◆ Dataset section
_____
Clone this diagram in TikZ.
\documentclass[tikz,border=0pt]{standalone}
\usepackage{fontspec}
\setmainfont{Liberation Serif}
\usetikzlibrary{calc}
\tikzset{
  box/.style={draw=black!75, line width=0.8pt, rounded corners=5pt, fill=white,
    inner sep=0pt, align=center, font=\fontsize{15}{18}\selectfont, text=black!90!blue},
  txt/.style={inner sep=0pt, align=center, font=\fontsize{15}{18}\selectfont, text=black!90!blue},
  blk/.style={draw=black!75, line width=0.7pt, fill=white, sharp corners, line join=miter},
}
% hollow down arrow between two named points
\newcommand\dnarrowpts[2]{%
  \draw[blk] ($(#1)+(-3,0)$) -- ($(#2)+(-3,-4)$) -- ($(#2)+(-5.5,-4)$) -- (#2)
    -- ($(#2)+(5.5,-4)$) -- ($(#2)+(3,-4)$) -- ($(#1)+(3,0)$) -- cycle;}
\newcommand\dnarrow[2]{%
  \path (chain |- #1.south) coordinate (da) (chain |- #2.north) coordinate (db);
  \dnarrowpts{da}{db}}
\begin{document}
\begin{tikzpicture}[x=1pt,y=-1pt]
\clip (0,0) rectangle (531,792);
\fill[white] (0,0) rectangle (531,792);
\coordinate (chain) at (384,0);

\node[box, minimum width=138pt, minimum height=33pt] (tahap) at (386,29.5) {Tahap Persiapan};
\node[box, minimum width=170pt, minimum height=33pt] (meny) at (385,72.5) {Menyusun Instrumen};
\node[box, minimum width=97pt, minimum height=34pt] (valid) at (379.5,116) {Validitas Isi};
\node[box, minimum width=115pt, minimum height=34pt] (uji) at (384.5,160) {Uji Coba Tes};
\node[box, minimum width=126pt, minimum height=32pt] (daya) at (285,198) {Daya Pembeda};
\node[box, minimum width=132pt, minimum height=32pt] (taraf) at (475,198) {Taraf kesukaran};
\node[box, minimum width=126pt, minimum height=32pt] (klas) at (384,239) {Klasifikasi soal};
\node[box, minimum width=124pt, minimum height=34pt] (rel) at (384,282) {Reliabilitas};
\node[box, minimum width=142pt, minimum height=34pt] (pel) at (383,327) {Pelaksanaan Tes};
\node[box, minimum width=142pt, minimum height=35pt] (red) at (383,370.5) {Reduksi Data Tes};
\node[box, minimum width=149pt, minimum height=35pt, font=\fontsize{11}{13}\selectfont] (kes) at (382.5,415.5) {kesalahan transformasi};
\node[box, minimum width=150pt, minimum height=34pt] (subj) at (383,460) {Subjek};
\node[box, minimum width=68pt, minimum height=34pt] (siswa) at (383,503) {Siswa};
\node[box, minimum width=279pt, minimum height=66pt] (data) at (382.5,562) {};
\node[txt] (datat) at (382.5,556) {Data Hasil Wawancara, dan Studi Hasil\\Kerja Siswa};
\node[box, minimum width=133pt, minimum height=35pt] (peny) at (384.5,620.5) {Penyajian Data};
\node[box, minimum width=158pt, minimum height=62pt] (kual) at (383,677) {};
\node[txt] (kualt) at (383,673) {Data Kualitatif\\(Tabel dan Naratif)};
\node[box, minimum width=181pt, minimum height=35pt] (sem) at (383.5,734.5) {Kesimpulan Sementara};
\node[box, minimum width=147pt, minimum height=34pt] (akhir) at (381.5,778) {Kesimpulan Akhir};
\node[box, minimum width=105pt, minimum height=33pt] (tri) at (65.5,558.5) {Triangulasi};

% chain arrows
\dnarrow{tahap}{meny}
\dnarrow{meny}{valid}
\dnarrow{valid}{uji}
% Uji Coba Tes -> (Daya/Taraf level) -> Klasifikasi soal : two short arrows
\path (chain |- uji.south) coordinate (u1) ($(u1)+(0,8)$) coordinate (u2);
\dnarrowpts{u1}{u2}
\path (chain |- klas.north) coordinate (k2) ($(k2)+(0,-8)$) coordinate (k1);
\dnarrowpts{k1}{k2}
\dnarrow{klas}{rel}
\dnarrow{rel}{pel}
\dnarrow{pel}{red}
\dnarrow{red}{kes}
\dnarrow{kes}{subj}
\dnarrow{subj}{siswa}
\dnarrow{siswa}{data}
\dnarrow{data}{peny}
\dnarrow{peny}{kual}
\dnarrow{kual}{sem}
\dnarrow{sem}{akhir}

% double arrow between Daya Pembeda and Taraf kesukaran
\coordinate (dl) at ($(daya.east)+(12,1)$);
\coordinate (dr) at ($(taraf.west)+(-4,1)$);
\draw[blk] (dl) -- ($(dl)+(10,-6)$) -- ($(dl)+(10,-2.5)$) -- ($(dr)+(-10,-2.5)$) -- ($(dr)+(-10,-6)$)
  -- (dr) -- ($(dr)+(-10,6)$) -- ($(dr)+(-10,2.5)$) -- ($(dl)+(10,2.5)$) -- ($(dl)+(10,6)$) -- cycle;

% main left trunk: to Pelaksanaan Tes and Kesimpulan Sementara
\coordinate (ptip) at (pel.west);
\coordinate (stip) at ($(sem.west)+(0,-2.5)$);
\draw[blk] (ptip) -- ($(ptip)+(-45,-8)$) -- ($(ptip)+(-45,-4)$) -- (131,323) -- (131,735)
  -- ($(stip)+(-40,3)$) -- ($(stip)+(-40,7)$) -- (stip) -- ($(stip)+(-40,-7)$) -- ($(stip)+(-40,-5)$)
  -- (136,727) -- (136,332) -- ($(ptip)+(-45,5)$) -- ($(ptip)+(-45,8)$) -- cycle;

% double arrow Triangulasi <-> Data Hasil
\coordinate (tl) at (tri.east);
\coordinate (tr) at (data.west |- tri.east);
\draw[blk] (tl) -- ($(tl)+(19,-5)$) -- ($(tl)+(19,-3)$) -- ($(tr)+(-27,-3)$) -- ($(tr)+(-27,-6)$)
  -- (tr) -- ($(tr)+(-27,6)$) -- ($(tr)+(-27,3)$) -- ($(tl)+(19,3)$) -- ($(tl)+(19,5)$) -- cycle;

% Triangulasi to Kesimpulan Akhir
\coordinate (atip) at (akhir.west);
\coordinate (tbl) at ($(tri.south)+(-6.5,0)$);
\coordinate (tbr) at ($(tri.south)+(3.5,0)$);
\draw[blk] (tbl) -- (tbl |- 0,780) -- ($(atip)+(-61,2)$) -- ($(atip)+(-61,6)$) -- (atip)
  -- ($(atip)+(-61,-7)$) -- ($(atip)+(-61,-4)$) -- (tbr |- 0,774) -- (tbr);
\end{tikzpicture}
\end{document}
_____
◆ Direction
Everything in the listing above should be restated exactly.

◆ Response to this task
Clone this diagram in TikZ.
\documentclass[tikz,border=0pt]{standalone}
\usepackage{fontspec}
\setmainfont{Liberation Serif}
\usetikzlibrary{calc}
\tikzset{
  box/.style={draw=black!75, line width=0.8pt, rounded corners=5pt, fill=white,
    inner sep=0pt, align=center, font=\fontsize{15}{18}\selectfont, text=black!90!blue},
  txt/.style={inner sep=0pt, align=center, font=\fontsize{15}{18}\selectfont, text=black!90!blue},
  blk/.style={draw=black!75, line width=0.7pt, fill=white, sharp corners, line join=miter},
}
% hollow down arrow between two named points
\newcommand\dnarrowpts[2]{%
  \draw[blk] ($(#1)+(-3,0)$) -- ($(#2)+(-3,-4)$) -- ($(#2)+(-5.5,-4)$) -- (#2)
    -- ($(#2)+(5.5,-4)$) -- ($(#2)+(3,-4)$) -- ($(#1)+(3,0)$) -- cycle;}
\newcommand\dnarrow[2]{%
  \path (chain |- #1.south) coordinate (da) (chain |- #2.north) coordinate (db);
  \dnarrowpts{da}{db}}
\begin{document}
\begin{tikzpicture}[x=1pt,y=-1pt]
\clip (0,0) rectangle (531,792);
\fill[white] (0,0) rectangle (531,792);
\coordinate (chain) at (384,0);

\node[box, minimum width=138pt, minimum height=33pt] (tahap) at (386,29.5) {Tahap Persiapan};
\node[box, minimum width=170pt, minimum height=33pt] (meny) at (385,72.5) {Menyusun Instrumen};
\node[box, minimum width=97pt, minimum height=34pt] (valid) at (379.5,116) {Validitas Isi};
\node[box, minimum width=115pt, minimum height=34pt] (uji) at (384.5,160) {Uji Coba Tes};
\node[box, minimum width=126pt, minimum height=32pt] (daya) at (285,198) {Daya Pembeda};
\node[box, minimum width=132pt, minimum height=32pt] (taraf) at (475,198) {Taraf kesukaran};
\node[box, minimum width=126pt, minimum height=32pt] (klas) at (384,239) {Klasifikasi soal};
\node[box, minimum width=124pt, minimum height=34pt] (rel) at (384,282) {Reliabilitas};
\node[box, minimum width=142pt, minimum height=34pt] (pel) at (383,327) {Pelaksanaan Tes};
\node[box, minimum width=142pt, minimum height=35pt] (red) at (383,370.5) {Reduksi Data Tes};
\node[box, minimum width=149pt, minimum height=35pt, font=\fontsize{11}{13}\selectfont] (kes) at (382.5,415.5) {kesalahan transformasi};
\node[box, minimum width=150pt, minimum height=34pt] (subj) at (383,460) {Subjek};
\node[box, minimum width=68pt, minimum height=34pt] (siswa) at (383,503) {Siswa};
\node[box, minimum width=279pt, minimum height=66pt] (data) at (382.5,562) {};
\node[txt] (datat) at (382.5,556) {Data Hasil Wawancara, dan Studi Hasil\\Kerja Siswa};
\node[box, minimum width=133pt, minimum height=35pt] (peny) at (384.5,620.5) {Penyajian Data};
\node[box, minimum width=158pt, minimum height=62pt] (kual) at (383,677) {};
\node[txt] (kualt) at (383,673) {Data Kualitatif\\(Tabel dan Naratif)};
\node[box, minimum width=181pt, minimum height=35pt] (sem) at (383.5,734.5) {Kesimpulan Sementara};
\node[box, minimum width=147pt, minimum height=34pt] (akhir) at (381.5,778) {Kesimpulan Akhir};
\node[box, minimum width=105pt, minimum height=33pt] (tri) at (65.5,558.5) {Triangulasi};

% chain arrows
\dnarrow{tahap}{meny}
\dnarrow{meny}{valid}
\dnarrow{valid}{uji}
% Uji Coba Tes -> (Daya/Taraf level) -> Klasifikasi soal : two short arrows
\path (chain |- uji.south) coordinate (u1) ($(u1)+(0,8)$) coordinate (u2);
\dnarrowpts{u1}{u2}
\path (chain |- klas.north) coordinate (k2) ($(k2)+(0,-8)$) coordinate (k1);
\dnarrowpts{k1}{k2}
\dnarrow{klas}{rel}
\dnarrow{rel}{pel}
\dnarrow{pel}{red}
\dnarrow{red}{kes}
\dnarrow{kes}{subj}
\dnarrow{subj}{siswa}
\dnarrow{siswa}{data}
\dnarrow{data}{peny}
\dnarrow{peny}{kual}
\dnarrow{kual}{sem}
\dnarrow{sem}{akhir}

% double arrow between Daya Pembeda and Taraf kesukaran
\coordinate (dl) at ($(daya.east)+(12,1)$);
\coordinate (dr) at ($(taraf.west)+(-4,1)$);
\draw[blk] (dl) -- ($(dl)+(10,-6)$) -- ($(dl)+(10,-2.5)$) -- ($(dr)+(-10,-2.5)$) -- ($(dr)+(-10,-6)$)
  -- (dr) -- ($(dr)+(-10,6)$) -- ($(dr)+(-10,2.5)$) -- ($(dl)+(10,2.5)$) -- ($(dl)+(10,6)$) -- cycle;

% main left trunk: to Pelaksanaan Tes and Kesimpulan Sementara
\coordinate (ptip) at (pel.west);
\coordinate (stip) at ($(sem.west)+(0,-2.5)$);
\draw[blk] (ptip) -- ($(ptip)+(-45,-8)$) -- ($(ptip)+(-45,-4)$) -- (131,323) -- (131,735)
  -- ($(stip)+(-40,3)$) -- ($(stip)+(-40,7)$) -- (stip) -- ($(stip)+(-40,-7)$) -- ($(stip)+(-40,-5)$)
  -- (136,727) -- (136,332) -- ($(ptip)+(-45,5)$) -- ($(ptip)+(-45,8)$) -- cycle;

% double arrow Triangulasi <-> Data Hasil
\coordinate (tl) at (tri.east);
\coordinate (tr) at (data.west |- tri.east);
\draw[blk] (tl) -- ($(tl)+(19,-5)$) -- ($(tl)+(19,-3)$) -- ($(tr)+(-27,-3)$) -- ($(tr)+(-27,-6)$)
  -- (tr) -- ($(tr)+(-27,6)$) -- ($(tr)+(-27,3)$) -- ($(tl)+(19,3)$) -- ($(tl)+(19,5)$) -- cycle;

% Triangulasi to Kesimpulan Akhir
\coordinate (atip) at (akhir.west);
\coordinate (tbl) at ($(tri.south)+(-6.5,0)$);
\coordinate (tbr) at ($(tri.south)+(3.5,0)$);
\draw[blk] (tbl) -- (tbl |- 0,780) -- ($(atip)+(-61,2)$) -- ($(atip)+(-61,6)$) -- (atip)
  -- ($(atip)+(-61,-7)$) -- ($(atip)+(-61,-4)$) -- (tbr |- 0,774) -- (tbr);
\end{tikzpicture}
\end{document}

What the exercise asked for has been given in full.